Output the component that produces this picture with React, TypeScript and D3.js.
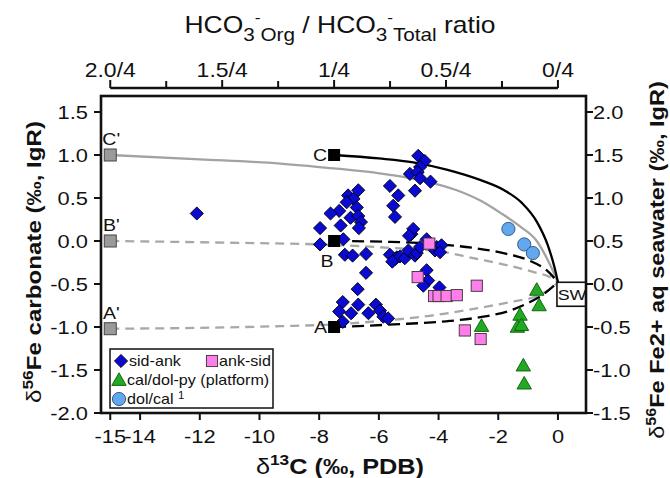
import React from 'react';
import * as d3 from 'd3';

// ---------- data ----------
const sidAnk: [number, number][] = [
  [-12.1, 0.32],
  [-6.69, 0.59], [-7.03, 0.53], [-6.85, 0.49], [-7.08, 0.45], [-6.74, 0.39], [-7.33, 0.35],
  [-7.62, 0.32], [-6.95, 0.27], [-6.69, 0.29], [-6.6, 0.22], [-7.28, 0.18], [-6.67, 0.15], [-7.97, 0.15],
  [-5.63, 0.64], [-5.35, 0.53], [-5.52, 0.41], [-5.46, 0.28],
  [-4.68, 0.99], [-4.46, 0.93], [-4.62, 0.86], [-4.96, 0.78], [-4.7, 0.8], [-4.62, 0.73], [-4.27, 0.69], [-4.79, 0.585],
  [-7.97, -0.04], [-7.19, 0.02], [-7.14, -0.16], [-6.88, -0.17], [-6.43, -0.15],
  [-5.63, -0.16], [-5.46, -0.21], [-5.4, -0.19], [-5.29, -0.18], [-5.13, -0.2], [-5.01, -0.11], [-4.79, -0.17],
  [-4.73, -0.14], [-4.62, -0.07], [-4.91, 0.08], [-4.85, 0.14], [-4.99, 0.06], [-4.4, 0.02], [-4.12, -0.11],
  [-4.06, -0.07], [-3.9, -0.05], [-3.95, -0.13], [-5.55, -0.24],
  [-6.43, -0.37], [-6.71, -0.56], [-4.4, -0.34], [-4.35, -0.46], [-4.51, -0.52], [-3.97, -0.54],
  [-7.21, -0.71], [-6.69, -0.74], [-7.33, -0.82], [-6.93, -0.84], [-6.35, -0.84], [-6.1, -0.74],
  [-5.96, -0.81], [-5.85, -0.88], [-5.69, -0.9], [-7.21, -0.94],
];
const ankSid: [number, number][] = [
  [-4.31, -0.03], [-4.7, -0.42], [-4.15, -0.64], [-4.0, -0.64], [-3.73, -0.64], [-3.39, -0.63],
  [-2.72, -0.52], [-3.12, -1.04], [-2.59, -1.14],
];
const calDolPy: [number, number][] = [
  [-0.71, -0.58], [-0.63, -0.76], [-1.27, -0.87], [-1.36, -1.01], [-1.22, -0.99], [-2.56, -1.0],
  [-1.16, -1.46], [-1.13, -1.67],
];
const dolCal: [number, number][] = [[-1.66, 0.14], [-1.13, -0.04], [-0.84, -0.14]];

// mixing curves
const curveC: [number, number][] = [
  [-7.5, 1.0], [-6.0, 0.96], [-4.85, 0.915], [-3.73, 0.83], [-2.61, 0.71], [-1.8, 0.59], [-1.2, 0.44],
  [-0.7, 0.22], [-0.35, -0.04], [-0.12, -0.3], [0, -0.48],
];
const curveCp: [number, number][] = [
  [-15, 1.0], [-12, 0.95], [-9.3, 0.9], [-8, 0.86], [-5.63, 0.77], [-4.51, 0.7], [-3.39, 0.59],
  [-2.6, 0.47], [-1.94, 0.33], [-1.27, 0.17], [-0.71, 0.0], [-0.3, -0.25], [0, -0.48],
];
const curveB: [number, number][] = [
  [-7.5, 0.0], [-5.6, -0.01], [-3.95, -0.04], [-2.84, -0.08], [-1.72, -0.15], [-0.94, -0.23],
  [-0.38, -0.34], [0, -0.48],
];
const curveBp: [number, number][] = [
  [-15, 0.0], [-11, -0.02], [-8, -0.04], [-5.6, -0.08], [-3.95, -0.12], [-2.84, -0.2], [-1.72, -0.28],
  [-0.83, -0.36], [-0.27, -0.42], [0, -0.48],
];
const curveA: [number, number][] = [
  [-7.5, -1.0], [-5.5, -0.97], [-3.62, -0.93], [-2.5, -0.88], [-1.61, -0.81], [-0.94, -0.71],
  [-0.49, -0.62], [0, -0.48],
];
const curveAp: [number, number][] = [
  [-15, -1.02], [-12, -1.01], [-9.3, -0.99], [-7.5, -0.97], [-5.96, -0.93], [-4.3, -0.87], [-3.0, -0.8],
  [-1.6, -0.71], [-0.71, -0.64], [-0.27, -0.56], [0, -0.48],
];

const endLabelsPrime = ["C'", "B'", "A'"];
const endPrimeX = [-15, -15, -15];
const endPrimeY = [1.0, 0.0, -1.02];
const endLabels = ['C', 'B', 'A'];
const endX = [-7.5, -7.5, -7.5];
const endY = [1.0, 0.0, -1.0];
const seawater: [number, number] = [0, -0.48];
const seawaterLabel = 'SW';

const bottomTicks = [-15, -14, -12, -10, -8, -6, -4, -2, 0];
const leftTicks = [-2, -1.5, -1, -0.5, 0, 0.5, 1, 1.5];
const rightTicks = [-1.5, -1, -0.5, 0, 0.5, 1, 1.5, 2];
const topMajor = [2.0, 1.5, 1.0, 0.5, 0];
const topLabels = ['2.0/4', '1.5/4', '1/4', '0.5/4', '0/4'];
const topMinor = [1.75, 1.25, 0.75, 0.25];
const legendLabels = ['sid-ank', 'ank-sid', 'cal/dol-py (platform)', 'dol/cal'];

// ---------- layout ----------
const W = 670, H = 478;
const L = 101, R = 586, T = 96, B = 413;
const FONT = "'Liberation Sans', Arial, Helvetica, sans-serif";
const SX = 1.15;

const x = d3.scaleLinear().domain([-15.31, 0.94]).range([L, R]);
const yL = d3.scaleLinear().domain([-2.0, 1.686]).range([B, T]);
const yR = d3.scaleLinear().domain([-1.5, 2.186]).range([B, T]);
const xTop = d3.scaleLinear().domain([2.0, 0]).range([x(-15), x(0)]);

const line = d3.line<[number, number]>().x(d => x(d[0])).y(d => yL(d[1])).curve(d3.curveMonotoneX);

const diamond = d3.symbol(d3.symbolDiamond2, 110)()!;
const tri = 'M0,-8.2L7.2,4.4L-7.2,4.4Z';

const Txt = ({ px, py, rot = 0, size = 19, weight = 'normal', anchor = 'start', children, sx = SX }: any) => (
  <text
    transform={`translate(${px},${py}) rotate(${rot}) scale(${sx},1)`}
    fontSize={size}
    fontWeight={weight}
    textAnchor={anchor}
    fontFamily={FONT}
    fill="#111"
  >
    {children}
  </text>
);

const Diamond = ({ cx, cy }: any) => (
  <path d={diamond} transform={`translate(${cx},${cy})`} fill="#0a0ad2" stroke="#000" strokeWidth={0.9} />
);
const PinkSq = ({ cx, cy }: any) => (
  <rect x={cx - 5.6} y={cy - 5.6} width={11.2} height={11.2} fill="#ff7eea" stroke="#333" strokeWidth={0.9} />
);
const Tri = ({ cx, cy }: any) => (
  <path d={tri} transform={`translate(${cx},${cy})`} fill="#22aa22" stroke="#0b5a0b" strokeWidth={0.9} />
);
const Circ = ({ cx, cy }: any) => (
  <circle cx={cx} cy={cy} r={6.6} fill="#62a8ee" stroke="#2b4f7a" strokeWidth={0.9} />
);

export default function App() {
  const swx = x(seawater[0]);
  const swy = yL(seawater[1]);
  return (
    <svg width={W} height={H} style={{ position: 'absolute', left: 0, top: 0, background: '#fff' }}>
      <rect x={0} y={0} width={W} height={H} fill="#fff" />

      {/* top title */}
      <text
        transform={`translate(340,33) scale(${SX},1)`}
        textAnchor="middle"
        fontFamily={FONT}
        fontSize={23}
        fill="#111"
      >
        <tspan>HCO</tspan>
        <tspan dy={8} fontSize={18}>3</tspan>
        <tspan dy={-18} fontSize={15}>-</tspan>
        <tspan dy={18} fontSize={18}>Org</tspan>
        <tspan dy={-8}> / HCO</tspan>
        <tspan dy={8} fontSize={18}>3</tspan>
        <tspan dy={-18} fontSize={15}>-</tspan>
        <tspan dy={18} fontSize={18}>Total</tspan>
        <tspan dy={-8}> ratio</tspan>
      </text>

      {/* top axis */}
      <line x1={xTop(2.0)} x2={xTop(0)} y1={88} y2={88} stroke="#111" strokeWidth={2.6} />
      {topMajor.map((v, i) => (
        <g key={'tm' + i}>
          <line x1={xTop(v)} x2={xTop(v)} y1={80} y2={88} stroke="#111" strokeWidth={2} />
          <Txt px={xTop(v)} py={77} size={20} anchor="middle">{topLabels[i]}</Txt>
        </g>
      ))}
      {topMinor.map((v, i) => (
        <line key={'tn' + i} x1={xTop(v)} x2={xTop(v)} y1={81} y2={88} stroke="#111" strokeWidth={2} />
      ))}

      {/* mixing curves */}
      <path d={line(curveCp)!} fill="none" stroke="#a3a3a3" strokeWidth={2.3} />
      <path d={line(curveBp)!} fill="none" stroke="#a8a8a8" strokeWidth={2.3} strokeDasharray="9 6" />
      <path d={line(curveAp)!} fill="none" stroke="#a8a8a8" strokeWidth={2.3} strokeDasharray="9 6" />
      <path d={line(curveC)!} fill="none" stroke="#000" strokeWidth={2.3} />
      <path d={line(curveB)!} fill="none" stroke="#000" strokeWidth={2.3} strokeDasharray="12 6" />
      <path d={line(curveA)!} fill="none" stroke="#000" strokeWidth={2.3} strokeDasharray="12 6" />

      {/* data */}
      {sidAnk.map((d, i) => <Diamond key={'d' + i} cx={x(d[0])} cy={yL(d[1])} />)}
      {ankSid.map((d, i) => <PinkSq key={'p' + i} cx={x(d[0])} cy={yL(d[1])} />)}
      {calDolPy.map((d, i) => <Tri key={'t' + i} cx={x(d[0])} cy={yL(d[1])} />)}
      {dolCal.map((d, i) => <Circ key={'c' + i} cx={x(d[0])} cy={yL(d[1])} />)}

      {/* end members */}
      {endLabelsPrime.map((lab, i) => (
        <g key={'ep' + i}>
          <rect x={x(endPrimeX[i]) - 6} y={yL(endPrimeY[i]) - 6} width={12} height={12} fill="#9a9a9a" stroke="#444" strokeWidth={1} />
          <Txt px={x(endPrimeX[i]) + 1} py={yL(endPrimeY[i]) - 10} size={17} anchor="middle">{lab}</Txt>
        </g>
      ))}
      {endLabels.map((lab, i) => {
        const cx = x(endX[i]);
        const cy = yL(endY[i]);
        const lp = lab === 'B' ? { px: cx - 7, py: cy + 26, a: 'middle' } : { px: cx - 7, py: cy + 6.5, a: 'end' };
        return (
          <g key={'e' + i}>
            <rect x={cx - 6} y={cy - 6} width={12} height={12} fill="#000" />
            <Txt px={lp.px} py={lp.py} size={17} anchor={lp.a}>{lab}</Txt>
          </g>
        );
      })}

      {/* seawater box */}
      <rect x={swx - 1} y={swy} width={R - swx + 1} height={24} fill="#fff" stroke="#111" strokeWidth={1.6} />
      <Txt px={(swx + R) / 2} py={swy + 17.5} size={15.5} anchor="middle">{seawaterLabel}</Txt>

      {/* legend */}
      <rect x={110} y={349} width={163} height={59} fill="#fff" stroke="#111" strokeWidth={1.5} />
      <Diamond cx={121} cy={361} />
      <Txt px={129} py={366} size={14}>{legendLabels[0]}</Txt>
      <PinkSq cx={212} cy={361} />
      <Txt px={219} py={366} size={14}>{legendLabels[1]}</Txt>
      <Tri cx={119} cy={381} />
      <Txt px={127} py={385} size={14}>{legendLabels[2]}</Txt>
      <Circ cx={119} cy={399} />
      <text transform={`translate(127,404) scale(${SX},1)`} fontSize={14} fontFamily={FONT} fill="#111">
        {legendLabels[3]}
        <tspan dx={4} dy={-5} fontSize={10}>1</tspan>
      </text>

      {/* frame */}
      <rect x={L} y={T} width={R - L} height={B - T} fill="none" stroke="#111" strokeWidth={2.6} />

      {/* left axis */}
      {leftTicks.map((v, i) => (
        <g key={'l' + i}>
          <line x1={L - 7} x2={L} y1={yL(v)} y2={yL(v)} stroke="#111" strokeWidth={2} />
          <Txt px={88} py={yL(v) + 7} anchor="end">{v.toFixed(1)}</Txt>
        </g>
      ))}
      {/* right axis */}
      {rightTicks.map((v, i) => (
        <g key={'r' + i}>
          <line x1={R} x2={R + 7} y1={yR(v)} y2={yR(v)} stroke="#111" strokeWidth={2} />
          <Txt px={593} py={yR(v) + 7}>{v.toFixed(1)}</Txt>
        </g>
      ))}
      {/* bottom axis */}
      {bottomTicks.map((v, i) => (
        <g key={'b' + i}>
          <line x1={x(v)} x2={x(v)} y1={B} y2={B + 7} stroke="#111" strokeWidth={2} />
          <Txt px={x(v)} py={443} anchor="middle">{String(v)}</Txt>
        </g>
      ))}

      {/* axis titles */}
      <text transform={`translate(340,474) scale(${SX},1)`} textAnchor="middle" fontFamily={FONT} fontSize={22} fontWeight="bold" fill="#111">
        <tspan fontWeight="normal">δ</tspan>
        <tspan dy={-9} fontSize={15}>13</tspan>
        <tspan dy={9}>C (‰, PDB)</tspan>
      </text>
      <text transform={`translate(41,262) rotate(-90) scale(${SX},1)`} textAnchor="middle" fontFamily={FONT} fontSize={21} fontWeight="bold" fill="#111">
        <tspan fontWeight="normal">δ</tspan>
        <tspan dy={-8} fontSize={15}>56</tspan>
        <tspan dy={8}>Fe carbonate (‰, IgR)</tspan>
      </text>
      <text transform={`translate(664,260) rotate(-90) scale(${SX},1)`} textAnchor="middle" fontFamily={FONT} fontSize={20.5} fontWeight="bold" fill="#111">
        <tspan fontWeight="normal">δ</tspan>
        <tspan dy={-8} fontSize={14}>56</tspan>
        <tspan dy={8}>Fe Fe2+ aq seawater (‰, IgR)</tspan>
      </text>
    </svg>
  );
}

────────

GOAL: Omitting all pictures, restate exactly the lines of the material from its start through the line that contains "import * as d3 from 'd3';".

FINISHED ANSWER:
Output the component that produces this picture with React, TypeScript and D3.js.
import React from 'react';
import * as d3 from 'd3';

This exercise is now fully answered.